The books I used for this exercise aren’t related to the same subject, but I think it is safe to assume that the content of the books are not totally relevant to the purpose of the assignment.
Loading Our Libraries
Let’s load all the libraries that we’ll use to load our XML, HTML, and JSON files into dataframes and clean them up so that they are exactly the same.
library(XML)
library(httr)
library(RCurl)
library(plyr)
library(dplyr)
library(tidyr)
library(jsonlite)
library(zoo)Now that our libraries are loaded, let’s start first with getting our XML file into a data frame.
XML
This file type was the simplest of the three file types. For this, we’ll use the xmlToList function to convert our XML file to a list. We’ll then use ldply from the plyr library to convert to a data frame. But first, we’ll get the file from my github page (apologies, if you visit my site, it’s ugly…I’ll find time at some point to make this nice).
xmldoc <- rawToChar(GET('http://chesterpoon8.github.io/books.xml')$content)
xml <- ldply(xmlToList(xmldoc), data.frame)
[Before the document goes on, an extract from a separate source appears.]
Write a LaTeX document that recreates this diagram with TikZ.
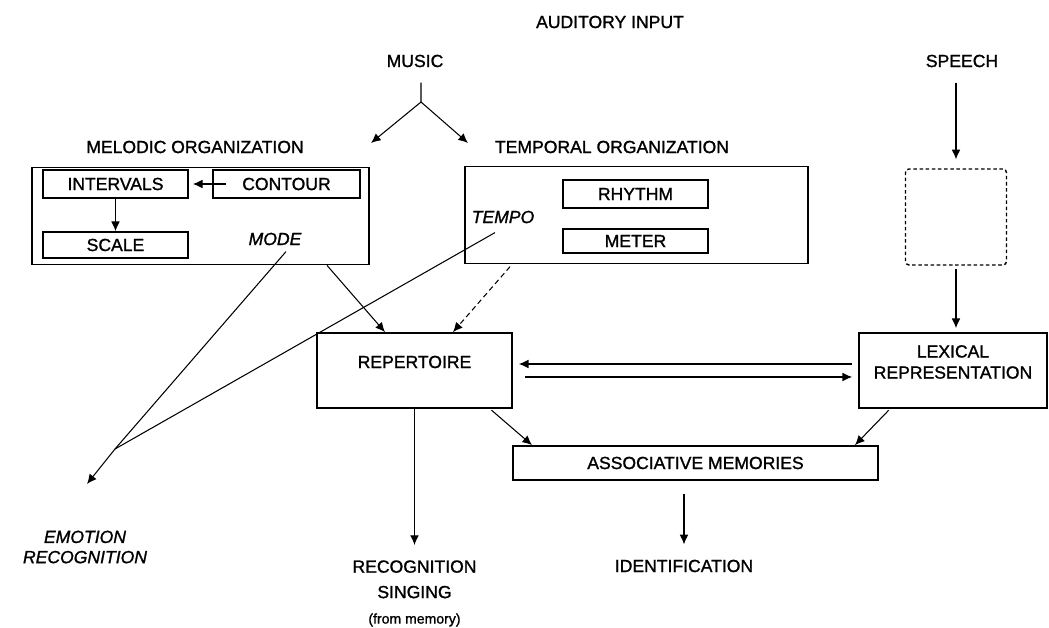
\documentclass[tikz,border=0pt]{standalone}
\usepackage{fontspec}
\setmainfont[FakeBold = 1.2]{Liberation Sans}
\usetikzlibrary{positioning, arrows.meta}

\begin{document}
\begin{tikzpicture}[x = 0.02cm, y = -0.02cm, -{Latex[length = 5.5pt, width = 5pt]}, line width = 0.6pt,
box/.style ={rectangle, draw, line width = 1pt, text = black, inner sep = 0pt},
lbl/.style ={font = \fontsize{10}{14.5}\selectfont, align = center},
ital/.style ={font = \fontsize{10}{11.5}\selectfont\itshape, align = center}]
\useasboundingbox (0,0) rectangle (1049,628);

\node[lbl] (input) at (610,22) {AUDITORY INPUT};
\node[lbl] (music) at (415,61) {MUSIC};
\node[lbl] (speech) at (962,61) {SPEECH};
\node[lbl] (mellbl) at (195,147) {MELODIC ORGANIZATION};
\node[lbl] (temlbl) at (612,147) {TEMPORAL ORGANIZATION};

\node[box, minimum width = 6.74cm, minimum height = 1.94cm] (melodic) at (200.5,216) {};
\node[box, lbl, minimum width = 2.9cm, minimum height = 0.56cm] (intervals) at (115.5,184) {INTERVALS};
\node[box, lbl, minimum width = 2.94cm, minimum height = 0.56cm] (contour) at (286.5,184) {CONTOUR};
\node[box, lbl, minimum width = 2.9cm, minimum height = 0.52cm] (scale) at (115.5,245) {SCALE};
\node[ital] (mode) at (275,239) {MODE};

\node[box, minimum width = 6.86cm, minimum height = 1.94cm] (temporal) at (636.5,215) {};
\node[box, lbl, minimum width = 2.9cm, minimum height = 0.56cm] (rhythm) at (635.5,194) {RHYTHM};
\node[box, lbl, minimum width = 2.9cm, minimum height = 0.48cm] (meter) at (635.5,241) {METER};
\node[ital] (tempo) at (503,217) {TEMPO};

\node[box, line width = 0.8pt, dash pattern = on 2pt off 1.5pt, rounded corners = 2pt,
  minimum width = 2.02cm, minimum height = 1.92cm] (sbox) at (956,217) {};

\node[box, minimum width = 3.9cm, minimum height = 1.5cm,
  label = {[lbl, yshift = 0.17cm]center:REPERTOIRE}] (rep) at (414.5,370.5) {};
\node[box, minimum width = 3.76cm, minimum height = 1.5cm,
  label = {[lbl, yshift = 0.17cm, font = \fontsize{10}{12}\selectfont]center:LEXICAL\\REPRESENTATION}] (lex) at (953,370.5) {};
\node[box, lbl, minimum width = 7.3cm, minimum height = 0.68cm] (assoc) at (695.5,463) {ASSOCIATIVE MEMORIES};

\node[ital] (emotion) at (85,547) {EMOTION\\RECOGNITION};
\node[lbl, anchor = north] (recog) at (414.5,554) {RECOGNITION\\SINGING\\{\fontsize{8}{14.5}\selectfont (from memory)}};
\node[lbl] (ident) at (684,566) {IDENTIFICATION};

\coordinate (fork) at (421,102);
\coordinate (melin) at (371,143);
\coordinate (temin) at (468,143);
\coordinate (junc) at (115,449);
\coordinate (emotip) at (87,484);

% input branches
\draw[-, shorten <= 0.18cm] ([xshift = 0.12cm]music.south) -- (fork);
\draw (fork) -- (melin);
\draw (fork) -- (temin);
\draw[shorten <= 0.18cm, shorten >= 0.18cm] (speech.south -| sbox.north) -- (sbox.north);
\draw[shorten <= 0.06cm, shorten >= 0.08cm] (sbox.south) -- (sbox.south |- lex.north);

% inside melodic organization
\draw[shorten <= -0.28cm, shorten >= 0.08cm] (contour.west) -- (intervals.east);
\draw (intervals.south) -- (scale.north);

% towards the repertoire
\draw ([xshift = 2.53cm]melodic.south) -- ([xshift = -0.59cm]rep.north);
\draw[densely dashed, shorten <= 0.06cm] ([xshift = -2.49cm]temporal.south) -- ([xshift = 0.77cm]rep.north);
\draw[shorten <= 0.12cm, shorten >= 0.12cm] ([yshift = 0.13cm]lex.west) -- ([yshift = 0.13cm]rep.east);
\draw[shorten <= 0.24cm, shorten >= 0.12cm] ([yshift = -0.13cm]rep.east) -- ([yshift = -0.13cm]lex.west);

% emotion
\draw[-] ([xshift = 0.22cm]mode.south) -- (junc);
\draw[-] ([xshift = -0.16cm, yshift = -0.06cm]tempo.south) -- (junc);
\draw (junc) -- (emotip);

% outputs
\draw[shorten <= 0.04cm] ([xshift = 1.51cm]rep.south) -- ([xshift = -3.27cm]assoc.north);
\draw[shorten <= 0.04cm] ([xshift = -1.26cm]lex.south) -- ([xshift = 3.19cm]assoc.north);
\draw[shorten >= 0.18cm] (rep.south) -- (recog.north);
\draw[shorten <= 0.26cm, shorten >= 0.18cm] (assoc.south -| ident.north) -- (ident.north);
\end{tikzpicture}
\end{document}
knitr::kable(xml, format = "html")| .id | title | author | subject | publisher | comments | .attrs |
|---|---|---|---|---|---|---|
| book | Automate the Boring Stuff with Python | Al Sweigart | Python Programming | No Starch Press | Great book on how to automate yourself into a new job! I used this book to do just that. | 1 |
| book | A Long Way Gone: Memoirs of a Boy Soldier | Ishmael Beah | Memoir | Sarah Crichton Books | I went to college with the author and played intramural soccer with him not having the slightest idea of his past. | 2 |
| book | Difficult Subjects: Insights and Strategies for Teaching About Race, Sexuality, and Gender | Badia Ahad-Legardy | Education | Stylus Publishing | My sister is one of the editors to this anthology of academic essays | 3 |
| book | Difficult Subjects: Insights and Strategies for Teaching About Race, Sexuality, and Gender | OiYan A. Poon | Education | Stylus Publishing | My sister is one of the editors to this anthology of academic essays | 3 |
| book | Difficult Subjects: Insights and Strategies for Teaching About Race, Sexuality, and Gender | Lori Patton Davis | Education | Stylus Publishing | My sister is one of the editors to this anthology of academic essays | 3 |
Getting closer. Let’s get rid of the .id and .attrs columns and then replace the column names with capitalized versions of those names.
books_xml <- xml %>%
select(-c(.id,.attrs))
colnames(books_xml) <- c('Title','Author','Subject','Publisher','Comments')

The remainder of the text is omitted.